I'm using Wordpress. I got a great deal for everything it was like $36 bucks for a whole year, including $200 worth of advertising credits.
I don't like the tabs at the top and bottom either, or how the home page/header photo stays with all tabs either. Thing is I have no idea how to change it. I am not a huge fan of the blue block either. I'll keep at it though, this is only day one.


----------



## D-B-J (May 23, 2014)

TheNevadanStig said:


> D-B-J said:
> 
> 
> > For me, it's a bit cluttered. There's 2 or 3 locations for choosing what page I want, and the galleries aren't the easiest to navigate.  Also, I'm not a huge fan of that motocross photo dominating every single page.  Sure it's nice and all, but keep it on the homepage.
> ...



Oh okay.

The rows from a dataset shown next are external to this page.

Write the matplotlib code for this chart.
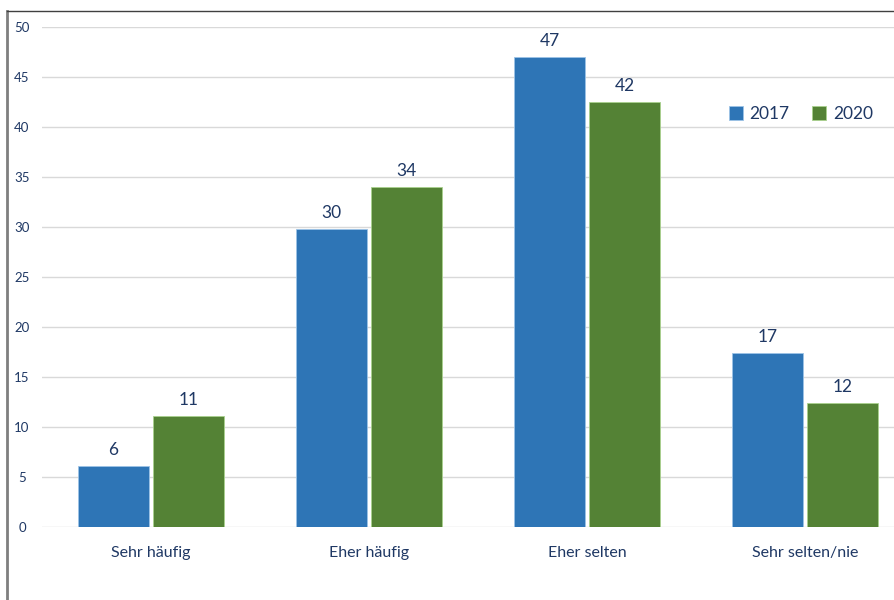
import matplotlib.pyplot as plt
import numpy as np
from matplotlib.lines import Line2D

kategorien = ["Sehr häufig", "Eher häufig", "Eher selten", "Sehr selten/nie"]
werte_2017 = [6.1, 29.8, 47.0, 17.4]
werte_2020 = [11.1, 34.0, 42.5, 12.4]
labels_2017 = ["6", "30", "47", "17"]
labels_2020 = ["11", "34", "42", "12"]
y_ticks = [0, 5, 10, 15, 20, 25, 30, 35, 40, 45, 50]

blau = "#2E75B6"
gruen = "#548235"
textfarbe = "#1F3864"

plt.rcParams['font.family'] = ['Lato', 'DejaVu Sans']

fig = plt.figure(figsize=(8.95, 6), dpi=100)
ax = fig.add_axes([42/895, 1-527/600, 872/895, 500/600])

x = np.arange(len(kategorien))
b = 0.33
bars1 = ax.bar(x - b/2 - 0.007, werte_2017, b, color=blau, edgecolor="#9DC3E6", linewidth=0.6, label="2017", zorder=3)
bars2 = ax.bar(x + b/2 + 0.007, werte_2020, b, color=gruen, edgecolor="#A9D18E", linewidth=0.6, label="2020", zorder=3)
ax.bar_label(bars1, labels=labels_2017, padding=6, color=textfarbe, fontsize=12.5)
ax.bar_label(bars2, labels=labels_2020, padding=6, color=textfarbe, fontsize=12.5)

ax.set_xlim(-0.5, 3.5)
ax.set_ylim(0, 50)
ax.set_yticks(y_ticks)
ax.set_xticks(x)
ax.set_xticklabels(kategorien, fontsize=11.5, color=textfarbe)
ax.tick_params(axis='x', length=0, pad=14)
ax.tick_params(axis='y', length=0, pad=14.4, labelsize=9.5, labelcolor=textfarbe)
for t in ax.get_yticklabels():
    t.set_horizontalalignment('center')
ax.grid(axis='y', color="#D9D9D9", linewidth=1, zorder=0)
for s in ax.spines.values():
    s.set_visible(False)

fig.legend(handles=[bars1, bars2], labels=["2017", "2020"], loc='center',
           bbox_to_anchor=(801/895, 1-114/600), ncol=2, frameon=False,
           fontsize=12.5, handlelength=0.8, handleheight=0.8, handletextpad=0.4,
           columnspacing=1.3, labelcolor=textfarbe)

# Rahmen
fig.add_artist(Line2D([7/895, 7/895], [0, 1-11/600], transform=fig.transFigure, color="#7F7F7F", linewidth=2))
fig.add_artist(Line2D([7/895, 1], [1-11/600, 1-11/600], transform=fig.transFigure, color="#404040", linewidth=1))

fig.savefig("out.png", dpi=100)
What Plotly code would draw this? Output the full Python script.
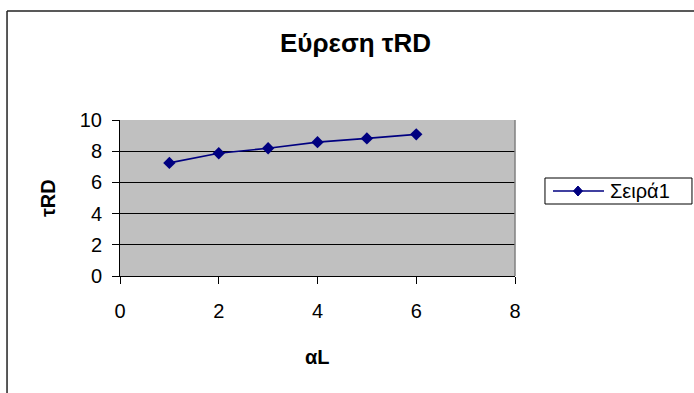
import plotly.graph_objects as go

# Series data
alpha_L = [1, 2, 3, 4, 5, 6]
tau_RD = [7.25, 7.87, 8.19, 8.58, 8.82, 9.08]
series_name = "Σειρά1"

chart_title = "Εύρεση τRD"
x_title = "αL"
y_title = "τRD"

x_ticks = [0, 2, 4, 6, 8]
y_ticks = [0, 2, 4, 6, 8, 10]

FONT = "Liberation Sans, Arial, sans-serif"
NAVY = "#000080"

fig = go.Figure()
fig.add_trace(go.Scatter(
    x=alpha_L, y=tau_RD, name=series_name, mode="lines+markers",
    line=dict(color=NAVY, width=1.6),
    marker=dict(symbol="diamond", size=9.5, color=NAVY),
    showlegend=False,
))

# Legend box anchored to the right of the plot area (pixel-sized pieces)
LX, LY = 1.0759, 0.6282
legend_shapes = [
    dict(type="rect", xref="paper", yref="paper", xsizemode="pixel", ysizemode="pixel",
         xanchor=LX, yanchor=LY, x0=0, x1=147, y0=0, y1=-26,
         line=dict(color="black", width=1), fillcolor="white"),
    dict(type="line", xref="paper", yref="paper", xsizemode="pixel", ysizemode="pixel",
         xanchor=LX, yanchor=LY, x0=8, x1=59, y0=-13, y1=-13,
         line=dict(color=NAVY, width=1.6)),
    dict(type="path", xref="paper", yref="paper", xsizemode="pixel", ysizemode="pixel",
         xanchor=LX, yanchor=LY, path="M28.5,-13 L33,-8 L37.5,-13 L33,-18 Z",
         line=dict(color=NAVY, width=1), fillcolor=NAVY),
]

fig.update_layout(
    width=694, height=393,
    margin=dict(l=120, r=179, t=120, b=117),
    paper_bgcolor="white",
    plot_bgcolor="#C0C0C0",
    font=dict(family=FONT, size=20, color="black"),
    xaxis=dict(
        range=[0, 8], tickvals=x_ticks, showgrid=False, zeroline=False,
        showline=True, linecolor="black", linewidth=1,
        ticks="outside", ticklen=7, tickcolor="black",
        ticklabelstandoff=10,
        tickfont=dict(family=FONT, size=20),
    ),
    yaxis=dict(
        range=[0, 10], tickvals=y_ticks, showgrid=True, gridcolor="black",
        gridwidth=1, zeroline=False,
        showline=True, linecolor="black", linewidth=1,
        ticks="outside", ticklen=7, tickcolor="black",
        ticklabelstandoff=6,
        tickfont=dict(family=FONT, size=20),
    ),
    annotations=[
        dict(text=chart_title, xref="paper", yref="paper", x=0.595, y=1.494,
             xanchor="center", yanchor="middle", showarrow=False,
             font=dict(family=FONT, size=26, color="black", weight="bold")),
        dict(text=x_title, xref="paper", yref="paper", x=0.501, y=-0.519,
             xanchor="center", yanchor="middle", showarrow=False,
             font=dict(family=FONT, size=20, color="black", weight="bold")),
        dict(text=y_title, xref="paper", yref="paper", x=-0.182, y=0.5,
             xanchor="center", yanchor="middle", showarrow=False, textangle=-90,
             font=dict(family=FONT, size=20, color="black", weight="bold")),
        dict(text=series_name, xref="paper", yref="paper", x=1.236, y=0.545,
             xanchor="left", yanchor="middle", showarrow=False,
             font=dict(family=FONT, size=20, color="black")),
    ],
    shapes=[
        # right edge of the plot area
        dict(type="line", xref="paper", yref="paper", x0=1, x1=1, y0=0, y1=1,
             line=dict(color="#808080", width=1.5)),
        # chart area frame (top and left edges)
        dict(type="line", xref="paper", yref="paper", x0=-0.286, x1=1.6,
             y0=1.699, y1=1.699, line=dict(color="#222222", width=1.5)),
        dict(type="line", xref="paper", yref="paper", x0=-0.286, x1=-0.286,
             y0=1.699, y1=-0.9, line=dict(color="#222222", width=1.5)),
    ] + legend_shapes,
)

fig.write_html("out.html", config={"displayModeBar": False})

Yeah, it's easy to spend hours and hours and hours tweaking it.


Sent from my iPhone using Tapatalk


----------



## wyogirl (May 23, 2014)

My only real gripe is that it took a long time to load the picture on the homepage so I didn't bother sticking around to navigate.


----------



## AceCo55 (May 25, 2014)

Agree with wyogirl - gave up waiting for it to load.

Your "About Us" page claims:
_"Specializing in sports photography, we offer a unique service where  other&#8217;s can&#8217;t. From your child&#8217;s first game, to professional  competition, both private and commercial, and everything in between, we  can deliver outstanding action images taken while in game."_
... but you only have ONE gallery and that shows a mixture of two sports ... neither of which involves a "game"
In a specialist sports photography website, I would have expected a RANGE of sports each with their own gallery. Then within each sport a range of galleries.

Are you are willing to travel - if so how far?

What products do you offer? Files/Prints/Cover pages/Posters/Packages
Some idea of costs?

Your header (website name/white space/navigation bar) takes up around 60% of my vertical screen space!!!!!!!!!! (Laptop with 15.6" screen). This means I have to scroll on EVERY new page!! Also makes a big difference with phones and tablets. You might want to use this tool to simulate what your website looks like on different devices:  http://quirktools.com/screenfly/ 

The biggies for me are the limited number of sports, only one gallery of a few mixed photos and LONG load time


----------



## tirediron (May 25, 2014)

Your home-page image is 7.6MB!!!!!!!  WTF?  Get that down to <500Kb; that's why it's taking a long time to load.  I've got a super high-speed connection and I still waited 10-15 seconds.  I agree with what the others have said.  Combine your services under one tab, explain how my hiring you is going to be 'just like a national magazine', tell me what you can offer as product and give me an idea of what I'm going to pay.


----------



## Designer (May 25, 2014)

Please correct me if I'm wrong, but is your gallery only those few shots?  Seems a little light in the experience factor.


----------